04 May 2007 10:35 am

Now that everyone's talking about Thomas Sowell's yearning for a military coup, Professor Bainbridge tackles the more important question of whether a coup would work. As James Joyner has already pointed out, the definitive text on this matter is Charles Dunlap's The Origins of the Military Coup of 2012, though I would also recommend the Harper's symposium on the topic from a couple years back, whose roundtable included Dunlap, Andrew Bacevich, Richard Kohn and Edward Luttwak. Sadly, all those worthies were too sober-minded to take the possibility of an actual Seven Days in May all that seriously, and so the discussion turned rather quickly to the somewhat duller topic of civilian-military relations - but it's still worth a look.

From the Atlantic, meanwhile, here's Thomas Ricks on the Dunlap essay, and then Ricks' longer, much-lauded essay on on the civilian-military divide.

Comments (4)

Wow.

Sowell's points may be over the top and laced with frustration, but the military coup comment reads more like sardonic humor than "yearning" for a coup.

But please: let's all overreact!

The problem with a coup is not so much if one could pull it off (though that is a big if) but how one could keep anything that resembled America in the aftermath. Gaining (even keeping) control of the District of Columbia and rounding up 1-2 thousand politicians and government officials is not that incredible of a military problem. Assuming the Coup was to remove a disfavored president and replace him/her with someone not too far down the line of sucession it could be done (though the recipient of the "honor" would never be reelected)

But at the end of the story how does that solve the problems Sowell decries in the media, the culture, the politicians, and the education establishment? To seize and keep control of all these areas is something else entirely. One might ask where all of the conservative newscasters, actors, pols, and educators going to come from? There are plenty but not enough to fill all the "holes". Making ideology the screen for who is hired and promoted has been the failing of the liberal establishment in these areas. Repeating their error, with feeling, does not seem like a good idea (and is how we came to have an Arabian horse expert in charge of FEMA). Plus democracy for all of its flaws works better at building the economy that built the military.

If we devoted the resources to governing and moderating everything that happens those resources are not being used to do things that make everyone better off. China can do it because they have very low utilization of the population. We have a more mature economy much closer to full employment.

Siphon off a few million people from our labor pool to monitor what everyone else is doing and you make a pretty big dent in our productive population. Then there are all the folks to hunt down the suspects, torture the suspects, guard the "guilty", and execute the worst of the "unreliable," plus the bureaucrats to screen prospective watchers, guards, torturers, and executioners for "reliability". Add it all up and there are a lot fewer people and resources left to build, move, and sell products and services. Everyone else loses productivity as well as they self-edit what they say, write, and do.

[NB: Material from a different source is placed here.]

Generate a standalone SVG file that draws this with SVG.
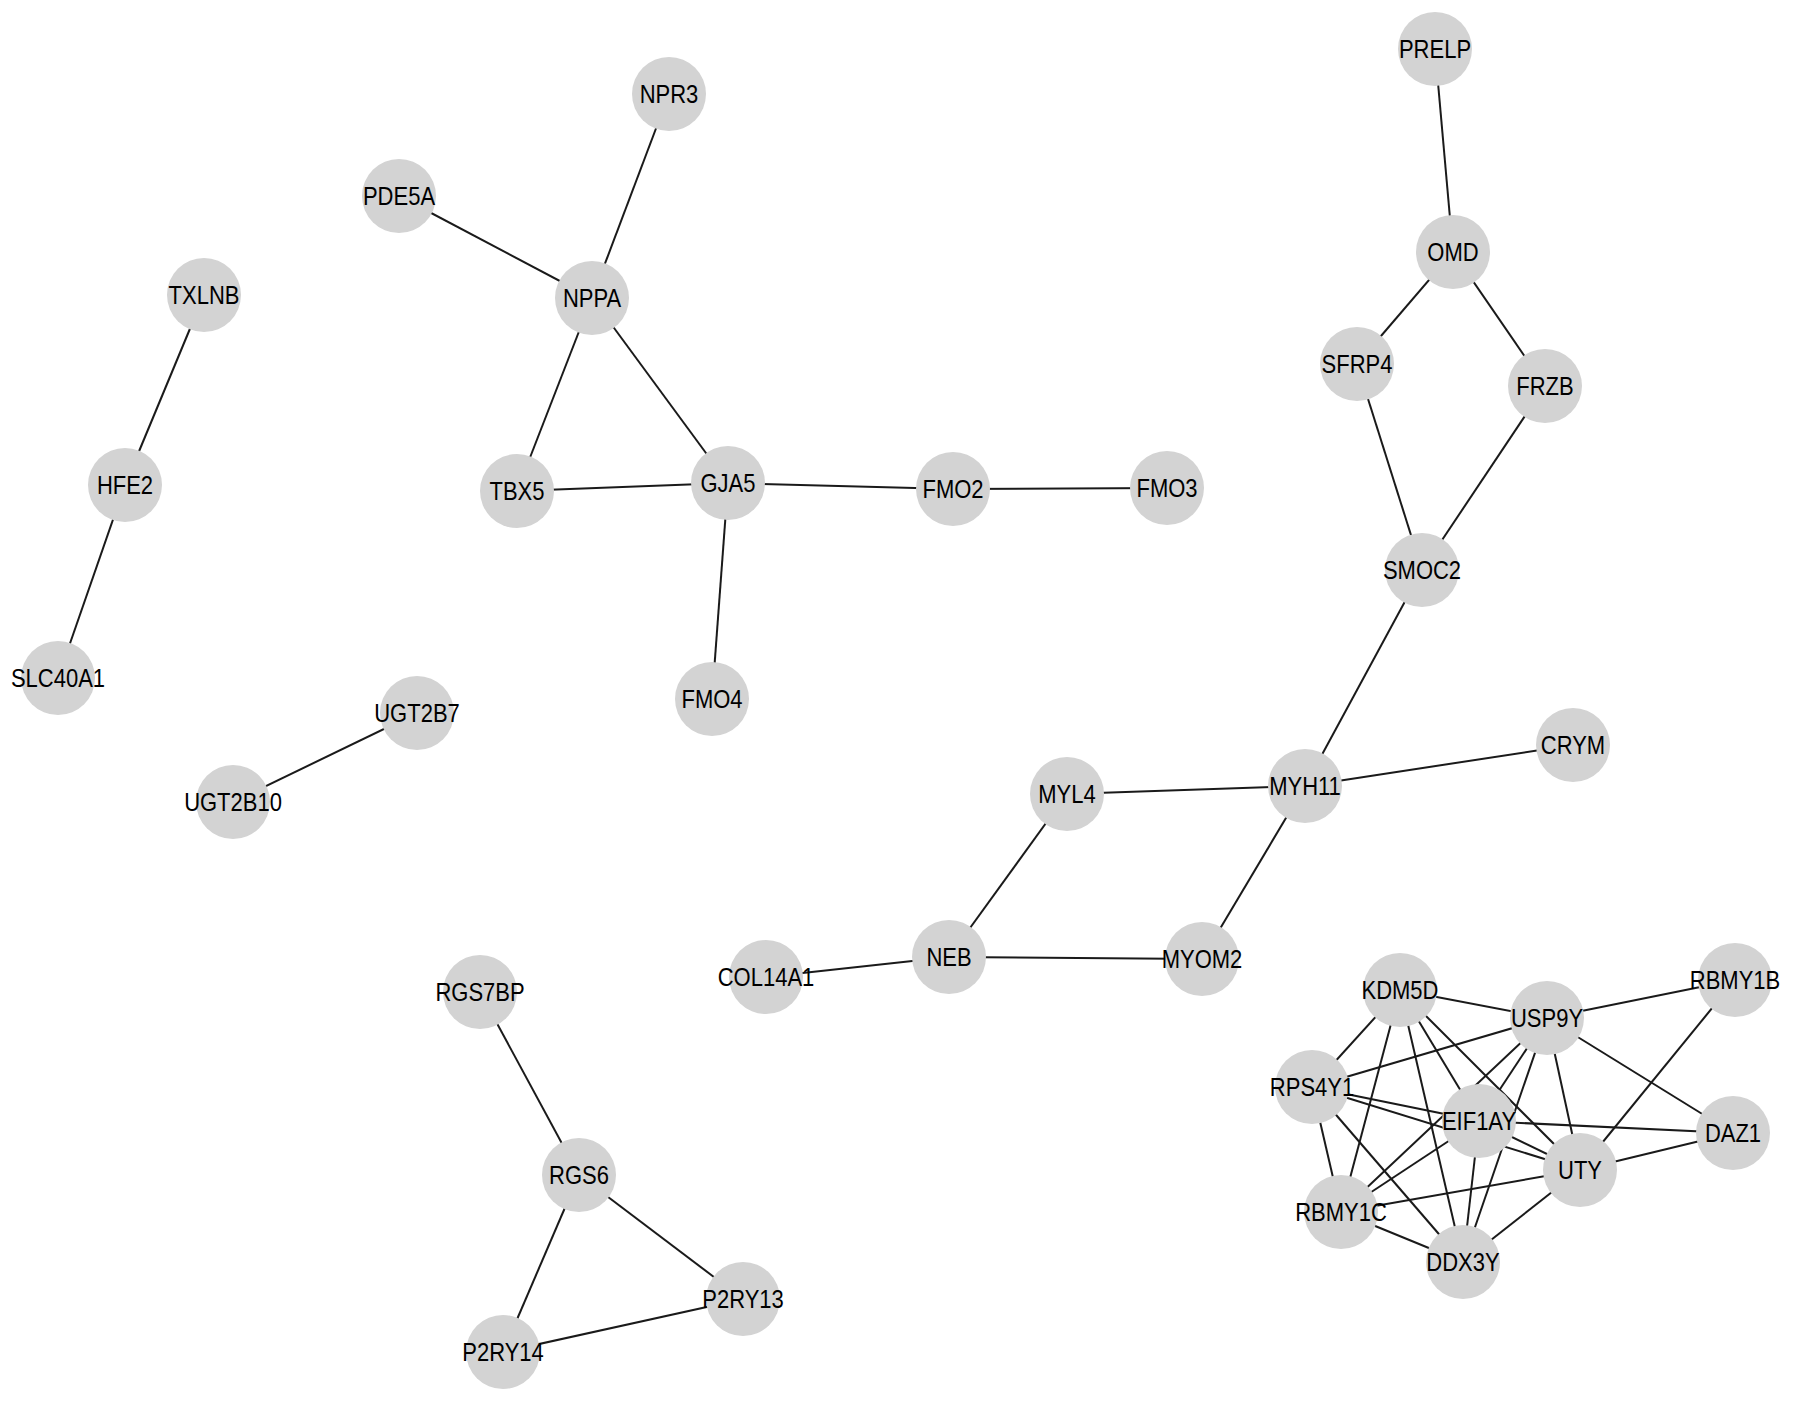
<svg xmlns="http://www.w3.org/2000/svg" width="1795" height="1404" viewBox="0 0 1795 1404">
<style>
.e{stroke:#1a1a1a;stroke-width:2;fill:none}
.n circle{fill:#d3d3d3;stroke:none}
.n text{font-family:"Liberation Sans",Arial,sans-serif;font-size:25px;fill:#000;text-anchor:middle}
</style>
<rect width="1795" height="1404" fill="#ffffff"/>
<g id="edges">
<line class="e" x1="1435" y1="49" x2="1453" y2="252"/>
<line class="e" x1="1453" y1="252" x2="1357" y2="364"/>
<line class="e" x1="1453" y1="252" x2="1545" y2="386"/>
<line class="e" x1="1357" y1="364" x2="1422" y2="570"/>
<line class="e" x1="1545" y1="386" x2="1422" y2="570"/>
<line class="e" x1="1422" y1="570" x2="1305" y2="786"/>
<line class="e" x1="1305" y1="786" x2="1573" y2="745"/>
<line class="e" x1="1305" y1="786" x2="1067" y2="794"/>
<line class="e" x1="1305" y1="786" x2="1202" y2="959"/>
<line class="e" x1="1067" y1="794" x2="949" y2="957"/>
<line class="e" x1="949" y1="957" x2="1202" y2="959"/>
<line class="e" x1="949" y1="957" x2="766" y2="977"/>
<line class="e" x1="669" y1="94" x2="592" y2="298"/>
<line class="e" x1="399" y1="196" x2="592" y2="298"/>
<line class="e" x1="592" y1="298" x2="517" y2="491"/>
<line class="e" x1="592" y1="298" x2="728" y2="483"/>
<line class="e" x1="517" y1="491" x2="728" y2="483"/>
<line class="e" x1="728" y1="483" x2="953" y2="489"/>
<line class="e" x1="953" y1="489" x2="1167" y2="488"/>
<line class="e" x1="728" y1="483" x2="712" y2="699"/>
<line class="e" x1="204" y1="295" x2="125" y2="485"/>
<line class="e" x1="125" y1="485" x2="58" y2="678"/>
<line class="e" x1="417" y1="713" x2="233" y2="802"/>
<line class="e" x1="480" y1="992" x2="579" y2="1175"/>
<line class="e" x1="579" y1="1175" x2="503" y2="1352"/>
<line class="e" x1="579" y1="1175" x2="743" y2="1299"/>
<line class="e" x1="743" y1="1299" x2="503" y2="1352"/>
<line class="e" x1="1400" y1="990" x2="1547" y2="1018"/>
<line class="e" x1="1547" y1="1018" x2="1735" y2="980"/>
<line class="e" x1="1400" y1="990" x2="1312" y2="1087"/>
<line class="e" x1="1400" y1="990" x2="1341" y2="1212"/>
<line class="e" x1="1400" y1="990" x2="1463" y2="1262"/>
<line class="e" x1="1400" y1="990" x2="1479" y2="1121"/>
<line class="e" x1="1400" y1="990" x2="1580" y2="1170"/>
<line class="e" x1="1547" y1="1018" x2="1312" y2="1087"/>
<line class="e" x1="1547" y1="1018" x2="1479" y2="1121"/>
<line class="e" x1="1547" y1="1018" x2="1341" y2="1212"/>
<line class="e" x1="1547" y1="1018" x2="1463" y2="1262"/>
<line class="e" x1="1547" y1="1018" x2="1580" y2="1170"/>
<line class="e" x1="1547" y1="1018" x2="1733" y2="1133"/>
<line class="e" x1="1735" y1="980" x2="1580" y2="1170"/>
<line class="e" x1="1312" y1="1087" x2="1479" y2="1121"/>
<line class="e" x1="1312" y1="1087" x2="1580" y2="1170"/>
<line class="e" x1="1312" y1="1087" x2="1341" y2="1212"/>
<line class="e" x1="1312" y1="1087" x2="1463" y2="1262"/>
<line class="e" x1="1479" y1="1121" x2="1733" y2="1133"/>
<line class="e" x1="1479" y1="1121" x2="1580" y2="1170"/>
<line class="e" x1="1479" y1="1121" x2="1341" y2="1212"/>
<line class="e" x1="1479" y1="1121" x2="1463" y2="1262"/>
<line class="e" x1="1341" y1="1212" x2="1580" y2="1170"/>
<line class="e" x1="1341" y1="1212" x2="1463" y2="1262"/>
<line class="e" x1="1463" y1="1262" x2="1580" y2="1170"/>
<line class="e" x1="1580" y1="1170" x2="1733" y2="1133"/>
</g>
<g id="node-PRELP" class="n"><circle cx="1435" cy="49" r="37"/><text transform="translate(1435 49) scale(0.88 1)" dy="0.36em">PRELP</text></g>
<g id="node-OMD" class="n"><circle cx="1453" cy="252" r="37"/><text transform="translate(1453 252) scale(0.88 1)" dy="0.36em">OMD</text></g>
<g id="node-SFRP4" class="n"><circle cx="1357" cy="364" r="37"/><text transform="translate(1357 364) scale(0.88 1)" dy="0.36em">SFRP4</text></g>
<g id="node-FRZB" class="n"><circle cx="1545" cy="386" r="37"/><text transform="translate(1545 386) scale(0.88 1)" dy="0.36em">FRZB</text></g>
<g id="node-SMOC2" class="n"><circle cx="1422" cy="570" r="37"/><text transform="translate(1422 570) scale(0.88 1)" dy="0.36em">SMOC2</text></g>
<g id="node-NPR3" class="n"><circle cx="669" cy="94" r="37"/><text transform="translate(669 94) scale(0.88 1)" dy="0.36em">NPR3</text></g>
<g id="node-PDE5A" class="n"><circle cx="399" cy="196" r="37"/><text transform="translate(399 196) scale(0.88 1)" dy="0.36em">PDE5A</text></g>
<g id="node-NPPA" class="n"><circle cx="592" cy="298" r="37"/><text transform="translate(592 298) scale(0.88 1)" dy="0.36em">NPPA</text></g>
<g id="node-TXLNB" class="n"><circle cx="204" cy="295" r="37"/><text transform="translate(204 295) scale(0.88 1)" dy="0.36em">TXLNB</text></g>
<g id="node-HFE2" class="n"><circle cx="125" cy="485" r="37"/><text transform="translate(125 485) scale(0.88 1)" dy="0.36em">HFE2</text></g>
<g id="node-SLC40A1" class="n"><circle cx="58" cy="678" r="37"/><text transform="translate(58 678) scale(0.88 1)" dy="0.36em">SLC40A1</text></g>
<g id="node-TBX5" class="n"><circle cx="517" cy="491" r="37"/><text transform="translate(517 491) scale(0.88 1)" dy="0.36em">TBX5</text></g>
<g id="node-GJA5" class="n"><circle cx="728" cy="483" r="37"/><text transform="translate(728 483) scale(0.88 1)" dy="0.36em">GJA5</text></g>
<g id="node-FMO2" class="n"><circle cx="953" cy="489" r="37"/><text transform="translate(953 489) scale(0.88 1)" dy="0.36em">FMO2</text></g>
<g id="node-FMO3" class="n"><circle cx="1167" cy="488" r="37"/><text transform="translate(1167 488) scale(0.88 1)" dy="0.36em">FMO3</text></g>
<g id="node-FMO4" class="n"><circle cx="712" cy="699" r="37"/><text transform="translate(712 699) scale(0.88 1)" dy="0.36em">FMO4</text></g>
<g id="node-UGT2B7" class="n"><circle cx="417" cy="713" r="37"/><text transform="translate(417 713) scale(0.88 1)" dy="0.36em">UGT2B7</text></g>
<g id="node-UGT2B10" class="n"><circle cx="233" cy="802" r="37"/><text transform="translate(233 802) scale(0.88 1)" dy="0.36em">UGT2B10</text></g>
<g id="node-RGS7BP" class="n"><circle cx="480" cy="992" r="37"/><text transform="translate(480 992) scale(0.88 1)" dy="0.36em">RGS7BP</text></g>
<g id="node-RGS6" class="n"><circle cx="579" cy="1175" r="37"/><text transform="translate(579 1175) scale(0.88 1)" dy="0.36em">RGS6</text></g>
<g id="node-P2RY13" class="n"><circle cx="743" cy="1299" r="37"/><text transform="translate(743 1299) scale(0.88 1)" dy="0.36em">P2RY13</text></g>
<g id="node-P2RY14" class="n"><circle cx="503" cy="1352" r="37"/><text transform="translate(503 1352) scale(0.88 1)" dy="0.36em">P2RY14</text></g>
<g id="node-COL14A1" class="n"><circle cx="766" cy="977" r="37"/><text transform="translate(766 977) scale(0.88 1)" dy="0.36em">COL14A1</text></g>
<g id="node-MYL4" class="n"><circle cx="1067" cy="794" r="37"/><text transform="translate(1067 794) scale(0.88 1)" dy="0.36em">MYL4</text></g>
<g id="node-MYH11" class="n"><circle cx="1305" cy="786" r="37"/><text transform="translate(1305 786) scale(0.88 1)" dy="0.36em">MYH11</text></g>
<g id="node-CRYM" class="n"><circle cx="1573" cy="745" r="37"/><text transform="translate(1573 745) scale(0.88 1)" dy="0.36em">CRYM</text></g>
<g id="node-NEB" class="n"><circle cx="949" cy="957" r="37"/><text transform="translate(949 957) scale(0.88 1)" dy="0.36em">NEB</text></g>
<g id="node-MYOM2" class="n"><circle cx="1202" cy="959" r="37"/><text transform="translate(1202 959) scale(0.88 1)" dy="0.36em">MYOM2</text></g>
<g id="node-KDM5D" class="n"><circle cx="1400" cy="990" r="37"/><text transform="translate(1400 990) scale(0.88 1)" dy="0.36em">KDM5D</text></g>
<g id="node-USP9Y" class="n"><circle cx="1547" cy="1018" r="37"/><text transform="translate(1547 1018) scale(0.88 1)" dy="0.36em">USP9Y</text></g>
<g id="node-RBMY1B" class="n"><circle cx="1735" cy="980" r="37"/><text transform="translate(1735 980) scale(0.88 1)" dy="0.36em">RBMY1B</text></g>
<g id="node-RPS4Y1" class="n"><circle cx="1312" cy="1087" r="37"/><text transform="translate(1312 1087) scale(0.88 1)" dy="0.36em">RPS4Y1</text></g>
<g id="node-EIF1AY" class="n"><circle cx="1479" cy="1121" r="37"/><text transform="translate(1479 1121) scale(0.88 1)" dy="0.36em">EIF1AY</text></g>
<g id="node-DAZ1" class="n"><circle cx="1733" cy="1133" r="37"/><text transform="translate(1733 1133) scale(0.88 1)" dy="0.36em">DAZ1</text></g>
<g id="node-UTY" class="n"><circle cx="1580" cy="1170" r="37"/><text transform="translate(1580 1170) scale(0.88 1)" dy="0.36em">UTY</text></g>
<g id="node-RBMY1C" class="n"><circle cx="1341" cy="1212" r="37"/><text transform="translate(1341 1212) scale(0.88 1)" dy="0.36em">RBMY1C</text></g>
<g id="node-DDX3Y" class="n"><circle cx="1463" cy="1262" r="37"/><text transform="translate(1463 1262) scale(0.88 1)" dy="0.36em">DDX3Y</text></g>
</svg>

The military loses effectiveness as well as different parts are played against each other to avoid a repeat (not to mention solving succession issues). The shrinking economy forces a gradual hollowing out of the military.

I don't see the end state being better than where we are.

A coup would be, not only unAmerican, but useless. America left, right and center would revolt (even or especially, me). I agree that Sowell was joking and I also agree with Don about its effects. Franco took over Spain and look at it two decades after he died-Same-sex marriage, anti-Catholic, Islam-appeasing weenie-ville (excuse me "weenie-villanova").

I have a better (for discussion purposes) thought problem. A new Civil War. What would the sides be and who would win? Seems to me with the death of Communism all the Lefties who can fight, or even have guns are done. I refuse to lose a war to vegetarians. I don't know what the fight would be about, but I think the Right would win. Especially if it were over some liberal effort to turn over sovereignty to a U.N. E.U.-type outfit; or to cancel "American Idol."